The first evidence of the piano comes from the 1700! Cristofori invented two keyboard instruments before he began his work on the piano: spinettone and oval spinet. Cristofori also built instruments of existing types, documented in the same 1700 inventory: a clavicytherium (upright harpsichord), and two harpsichords.
#3: HOW IS THE PIANO MADE?
The piano may be the best known and loved of all musical instruments. It also has the broadest range of any instrument, so music for all other instruments can be composed on it. It can be played solo, but most other instruments, including the voice, use the piano for accompaniment. Technically, the piano may also be the most complicated musical instrument with over 2,500 parts.

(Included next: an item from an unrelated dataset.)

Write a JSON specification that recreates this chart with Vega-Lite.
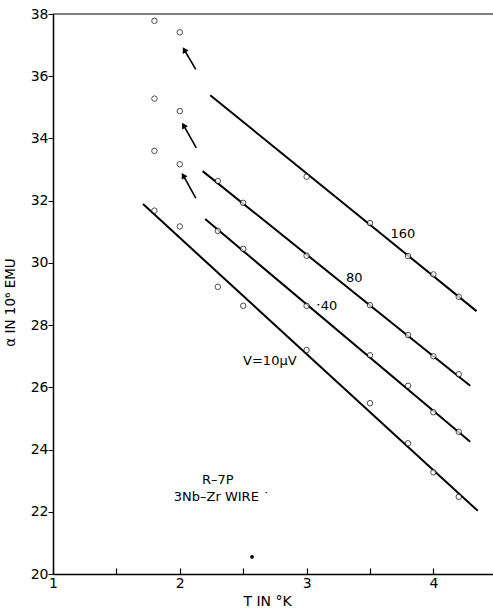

The piano is a stringed instrument. Its many parts are organized into five general structural and mechanical areas of either grand or vertical pianos. These are: the case of the wing-shaped grand piano (or the cabinet of the vertical or upright piano); the soundboard and the ribs and bridges that are its components; the cast iron plate; the strings; and, collectively, the keys, hammers, and piano action or mechanism. The case has many structural parts for attaching legs and tuning pins, but perhaps the rim and the keybed or shelf where the keys and piano action will be installed are most important. The soundboard amplifies the vibrations of the strings, which are transmitted through bridges.
The cast iron plate is installed over the soundboard and pinblock (part of the case), and it provides the strength to anchor the strings under tension. Nose bolts and perimeter bolts anchor the plate to the braces and inner rim of the case. The 220 to 240 strings of the piano are attached to hitch pins along the curved edge of the cast iron plate and to tuning pins across the front of the piano, roughly parallel to the keyboard. The piano action is still more complicated and includes the keys, hammers, and mechanism or action.